I've never had any problems with this strain. Got another ESB going now on a yeast cake of this stuff.


----------



## verysupple

Thirsty Boy said:


> I bet people have made beers by dumping onto a whole cake of this ... but I'd be prepared for a bit of a yeast explosion. This stuff ferments hard and fast (well until it drops off at around 1.020 anyway...) and using a whole cake as the starter is going to make for one hell of a running start for your batch.
> 
> My guess is yeast on the floor and terminal gravity in about 3 days flat unless you take precautions.


I pitched a small (1.3L as per MrMalty) starter of 1968 on Sunday into 23L of 1.046 and hit FG in ~56 hours. Aside from the fact that over pitching (using a whole yeast cake is way over pitching) isn't very good for the beer, I'm with Thirsty Boy on this one - yeast everywhere or at least a sub-optimum beer.


----------



## Danwood

Cheers, Bats.

She's away now, swimming through 28L Oatmeal Stout wort....in a 30L fermenter ! Only 3-4L wiggle room :unsure:

I'm regretting being greedy with the larger volume of this batch....is 1968 particularly krausen-y ?

It smelled beautifully coffee-ish / treacly on the way in....that malt flavour should carry through nicely, from what I've read about this yeast.


----------



## verysupple

Danwood said:


> is 1968 particularly krausen-y ?


In my experience it's not as flat as, say, 1056. But it's definitely not as "krausen-y" as a weizen yeast. Others may agree or disagree but that's what I've found. 

In the end, you're probably fine with 3-4L headspace in a 30L fermentor.

EDIT: typos


----------



## Danwood

Nope, not as bad as a Weizen yeast, I agree, but it still managed to bust out the glad wrap and colonise the bottom of the ferm. fridge!!

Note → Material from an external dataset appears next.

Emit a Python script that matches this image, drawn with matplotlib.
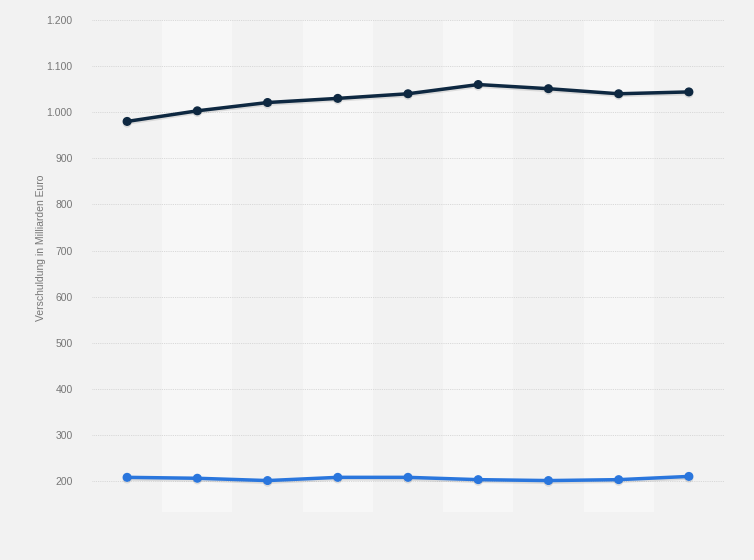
import matplotlib.pyplot as plt
from matplotlib.ticker import FuncFormatter
import matplotlib.patheffects as pe

plt.rcParams['font.family'] = ['Liberation Sans', 'DejaVu Sans']

# years are not labelled in the picture, only positions
positions = list(range(9))
schulden_gesamt = [980, 1003, 1021, 1030, 1040, 1060, 1051, 1040, 1044]
schulden_teil = [208, 206, 201, 208, 208, 203, 201, 203, 210]
y_ticks = [200, 300, 400, 500, 600, 700, 800, 900, 1000, 1100, 1200]

fig = plt.figure(figsize=(7.54, 5.60), dpi=100)
fig.patch.set_facecolor('#f2f2f2')
ax = fig.add_axes([92 / 754, 48 / 560, 632 / 754, 492 / 560])
ax.set_facecolor('#f2f2f2')

# alternating column bands
for i in positions:
    if i % 2 == 1:
        ax.axvspan(i - 0.5, i + 0.5, color='#f7f7f7', zorder=0, lw=0)

shadow = [pe.SimpleLineShadow(offset=(0, -1.2), shadow_color='#000000', alpha=0.1), pe.Normal()]
ax.plot(positions, schulden_gesamt, color='#0e2841', lw=2.5, marker='o', ms=5.5,
        zorder=3, path_effects=shadow)
ax.plot(positions, schulden_teil, color='#2a76dd', lw=2.5, marker='o', ms=5.5,
        zorder=3, path_effects=shadow)

ax.set_xlim(-0.5, 8.5)
ax.set_ylim(200 - 31 / 0.4615, 1200)
ax.set_yticks(y_ticks)
ax.yaxis.set_major_formatter(FuncFormatter(lambda v, p: f'{int(v):,}'.replace(',', '.')))
ax.grid(axis='y', color='#cfcfcf', linestyle=(0, (1, 1.2)), linewidth=0.6, zorder=1)
ax.set_xticks([])
ax.tick_params(axis='y', length=0, pad=14, labelsize=7.5, labelcolor='#777777')
for s in ax.spines.values():
    s.set_visible(False)

fig.text(41 / 754, 1 - 248 / 560, 'Verschuldung in Milliarden Euro', rotation=90,
         ha='center', va='center', fontsize=7.5, color='#777777')

plt.savefig('out.png', dpi=100, facecolor=fig.get_facecolor())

Smells great though, so all is forgiven 1968.


----------



## Stouter

I was very worried yesterday after pitching this into a heavy ESB without a starter. Came back after about 12 hours and no action, gave it a stir at 15 hours, bumped up to 19C, and yes, finally showing signs of life. I can see this baby will need some extra attention to get it across the line.
Starters will be standard for me from now on.